Perfect Codes and Balanced Generalized Weighing Matrices

Dieter Jungnickel
University of Augsburg, Germany
Joint work with V.D.Tonchev

Balanced generalized weighing matrices include well-known classical combinatorial objects such as Hadamard matrices and conference matrices. They have an interesting interpretation in Finite Geometries, and in this context they generalize notions like projective planes admitting a full elation or homology group. We will give some general background discussing these connections.

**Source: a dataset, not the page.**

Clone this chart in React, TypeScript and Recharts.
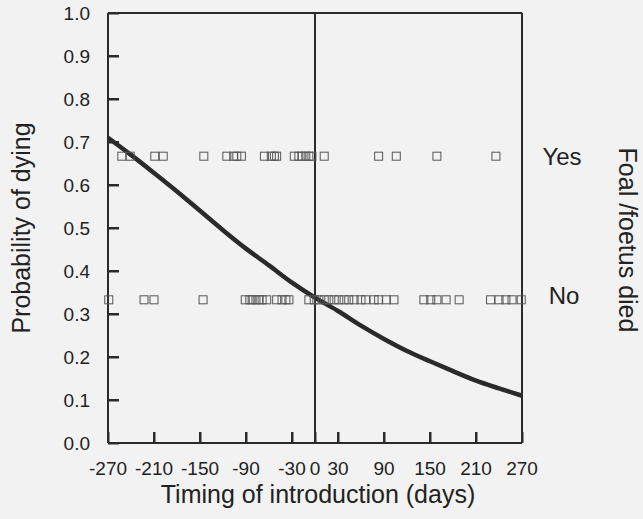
import {ComposedChart, Line, Scatter, XAxis, YAxis, ReferenceLine, Customized} from "recharts";

// fitted probability of dying
const curveDays = [-270, -240, -210, -180, -150, -120, -90, -60, -30, 0, 30, 60, 90, 120, 150, 180, 210, 240, 270];
const curveProb = [0.71, 0.67, 0.628, 0.585, 0.54, 0.495, 0.452, 0.413, 0.373, 0.338, 0.307, 0.273, 0.242, 0.214, 0.19, 0.167, 0.145, 0.127, 0.11];

// observed outcomes (days), plotted on two rows
const yesDays = [-252, -241, -209, -198, -145, -115, -106, -102, -96, -66, -57, -53, -50, -27, -21, -17, -12, -8, -4, 12, 83, 106, 159, 236];
const noDays = [-269, -223, -210, -146, -91, -85, -82, -77, -73, -69, -63, -50, -43, -38, -34, -8, -1, 5, 12, 18, 25, 31, 38, 44, 51, 60, 66, 77, 83, 93, 103, 142, 151, 159, 171, 188, 229, 240, 249, 257, 269];
const yesRow = 0.667;
const noRow = 0.333;

const xTicks = [-270, -210, -150, -90, -30, 0, 30, 90, 150, 210, 270];
const yTicks = [0, 0.1, 0.2, 0.3, 0.4, 0.5, 0.6, 0.7, 0.8, 0.9, 1];

const curve = curveDays.map((d, i) => ({day: d, p: curveProb[i]}));
const yes = yesDays.map((d) => ({day: d, p: yesRow}));
const no = noDays.map((d) => ({day: d, p: noRow}));

const font = "'Liberation Sans', Arial, sans-serif";
const ink = "#2a2a2a";
const axisStyle = {stroke: ink, strokeWidth: 2};

// plot box in px (matches the margins and axis sizes below)
const W = 643, H = 519;
const plotL = 108, plotR = 522, plotT = 13, plotB = 443;

const Square = (props: any) => (
  <rect x={props.cx - 4} y={props.cy - 4} width={8} height={8} fill="none" stroke="#555" strokeWidth={1} />
);

const XTick = ({x, y, payload}: any) => (
  <text x={x} y={y} dy="0.71em" textAnchor="middle" fontSize={19} fontFamily={font} fill="#222">
    {payload.value}
  </text>
);

const YTick = ({x, y, payload}: any) => (
  <text x={x} y={y} dy="0.35em" textAnchor="end" fontSize={19} fontFamily={font} fill="#222">
    {payload.value.toFixed(1)}
  </text>
);

// inward pointing ticks, like the original figure
const InwardTicks = () => {
  const xs = (v: number) => plotL + ((v + 270) / 540) * (plotR - plotL);
  const ys = (v: number) => plotB - v * (plotB - plotT);
  return (
    <g>
      {xTicks.map((t) => (
        <rect key={"x" + t} x={xs(t) - 1} y={plotB - 11} width={2.5} height={11} fill={ink} />
      ))}
      {yTicks.map((t) => (
        <rect key={"y" + t} x={plotL} y={ys(t) - 1} width={11} height={2.5} fill={ink} />
      ))}
    </g>
  );
};

const Titles = () => (
  <g fontFamily={font} fill="#222">
    <text x={318} y={503} textAnchor="middle" fontSize={25}>Timing of introduction (days)</text>
    <text transform="translate(30,228) rotate(-90)" textAnchor="middle" fontSize={25}>Probability of dying</text>
    <text transform="translate(619,240) rotate(90)" textAnchor="middle" fontSize={25}>Foal /foetus died</text>
    <text x={562} y={165} textAnchor="middle" fontSize={24}>Yes</text>
    <text x={564} y={304} textAnchor="middle" fontSize={24}>No</text>
  </g>
);

export default function App() {
  return (
    <div style={{position: "absolute", left: 0, top: 0, width: W, height: H, background: "#f2f2f2"}}>
      <ComposedChart width={W} height={H} margin={{top: plotT, right: W - plotR, bottom: 0, left: 0}}>
        <XAxis type="number" dataKey="day" domain={[-270, 270]} ticks={xTicks} interval={0} height={H - plotB}
          tickSize={0} tickMargin={19} tickLine={false} axisLine={axisStyle} tick={<XTick />} />
        <YAxis type="number" domain={[0, 1]} ticks={yTicks} interval={0} width={plotL}
          tickSize={0} tickMargin={18} tickLine={false} axisLine={axisStyle} tick={<YTick />} />
        <ReferenceLine y={1} stroke={ink} strokeWidth={2} />
        <ReferenceLine x={270} stroke={ink} strokeWidth={2} />
        <ReferenceLine x={0} stroke={ink} strokeWidth={2} />
        <Scatter data={yes} dataKey="p" shape={<Square />} isAnimationActive={false} />
        <Scatter data={no} dataKey="p" shape={<Square />} isAnimationActive={false} />
        <Line data={curve} dataKey="p" type="monotone" stroke={ink} strokeWidth={4.5} dot={false} isAnimationActive={false} />
        <Customized component={<InwardTicks />} />
        <Customized component={<Titles />} />
      </ComposedChart>
    </div>
  );
}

Then we will present a new construction method for BGW-matrices: Any set of representatives of the distinct 1-dimensional subspaces in the dual code of the unique linear perfect single-error-correcting code of length (q^d-1)/(q-1) over GF(q) is a balanced generalized weighing matrix over the multiplicative group of GF(q). Moreover, this matrix is characterized as the unique (up to equivalence) weighing matrix for the given parameters with minimum q-rank (namely d). We will describe the relation to the classical, more involved construction for this type of BGW-matrices (using affine geometry and relative difference sets). We can also obtain a wealth of monomially inequivalent examples and determine the q-ranks of all these matrices, by exploiting a connection with linear shift register sequences.

Thus the talk will describe a topic which has aspects in several interesting areas of Discrete Mathematics: Design Theory, Finite Geometry, Galois Fields, and Coding Theory.